Monetary Policy Uncertainty
Unprecedented money printing and negative interest rates have increased gold’s appeal as a store of value, especially during periods of currency debasement.
Geopolitical Fragmentation
Rising tensions between major powers and the weaponization of the dollar system are driving countries to seek alternatives, benefiting gold.
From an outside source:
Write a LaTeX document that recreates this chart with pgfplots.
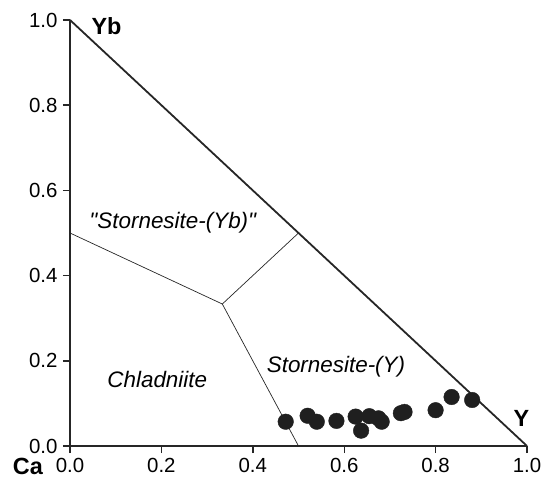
\documentclass[border=0pt]{standalone}
\usepackage{pgfplots}
\pgfplotsset{compat=1.18}
\usepackage{fontspec}
\setmainfont{Liberation Sans}
\begin{document}
\begin{tikzpicture}
\path[use as bounding box] (-70bp,-41bp) rectangle (472bp,446bp);
\begin{axis}[
  at={(0,0)}, anchor=south west,
  scale only axis, width=457bp, height=426bp,
  xmin=0, xmax=1, ymin=0, ymax=1,
  axis x line=bottom, axis y line=left,
  axis line style={line width=1.8bp, -, black!85},
  xtick={0,0.2,0.4,0.6,0.8,1.0},
  ytick={0,0.2,0.4,0.6,0.8,1.0},
  tick align=outside,
  major tick length=7bp,
  tick style={line width=1.4bp, black!85},
  ticklabel style={font=\fontsize{20.5}{22}\selectfont},
  xticklabel style={yshift=-2bp},
  yticklabel style={xshift=-2bp},
  /pgf/number format/.cd, fixed, fixed zerofill, precision=1, assume math mode=true,
  /pgfplots/.cd,
  clip=false,
]
\addplot[black!85, line width=1.8bp] coordinates {(0,1) (1,0)};
\addplot[black!85, line width=0.7bp] coordinates {(0,0.5) (0.3333,0.3333)};
\addplot[black!85, line width=0.7bp] coordinates {(0.3333,0.3333) (0.5,0.5)};
\addplot[black!85, line width=0.7bp] coordinates {(0.3333,0.3333) (0.5,0)};
\addplot[only marks, mark=*, mark size=7.8bp, black!88, mark options={draw=black!88, fill=black!88}] coordinates {
(0.472,0.057) (0.520,0.071) (0.540,0.057) (0.583,0.059) (0.625,0.069)
(0.637,0.036) (0.655,0.070) (0.675,0.065) (0.682,0.057) (0.724,0.077)
(0.732,0.080) (0.800,0.084) (0.835,0.115) (0.880,0.108)
};
\node[font=\fontsize{22.5}{24}\itshape] at (axis cs:0.225,0.525) {\textquotedbl Stornesite-(Yb)\textquotedbl};
\node[font=\fontsize{22.5}{24}\itshape] at (axis cs:0.191,0.156) {Chladniite};
\node[font=\fontsize{22.5}{24}\itshape] at (axis cs:0.582,0.186) {Stornesite-(Y)};
\node[font=\fontsize{23.5}{25}\bfseries] at (axis cs:0.080,0.985) {Yb};
\node[font=\fontsize{23.5}{25}\bfseries] at (axis cs:0.988,0.065) {Y};
\node[font=\fontsize{23.5}{25}\bfseries] at (axis cs:-0.092,-0.049) {Ca};
\end{axis}
\end{tikzpicture}
\end{document}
Challenges to Gold’s Status
Digital Competition
Cryptocurrencies and central bank digital currencies (CBDCs) are competing for the role of crisis assets, particularly among younger investors.
Market Manipulation
Continued manipulation through derivatives and algorithmic trading may undermine investor confidence in gold’s crisis performance.
Regulatory Changes
Potential changes in gold trading regulations, taxation, or ownership rights could affect gold’s accessibility during crises.
Future Scenarios for Gold
Bullish Scenario
- • Gold reaches $5,000+ by 2030
- • Central banks continue accumulating
- • Dollar loses reserve status
- • Manipulation regulations effective
Neutral Scenario
- • Gold maintains $2,000-3,000 range
- • Competes with crypto assets
- • Periodic manipulation continues
- • Mixed central bank policies
Bearish Scenario
- • Gold falls below $1,500
- • CBDCs replace gold demand
- • Increased manipulation success
- • Government restrictions imposed
Strategic Outlook
Despite the challenges, gold is likely to maintain its role as a crisis asset, but with important caveats. Investors must understand that gold’s safe haven properties may be delayed or temporarily suppressed during the initial phases of crises due to manipulation and liquidity needs.
The key is to approach gold investment with realistic expectations, proper timing, and an understanding of the complex forces that influence its price behavior during different phases of financial crises.
Final Investment Guidance
For Crisis Protection
Maintain 5-15% portfolio allocation to physical gold. Focus on long-term holding rather than crisis timing.
For Active Trading
Use technical analysis to time entry points during crisis-induced gold declines. Expect 6-18 month recovery cycles.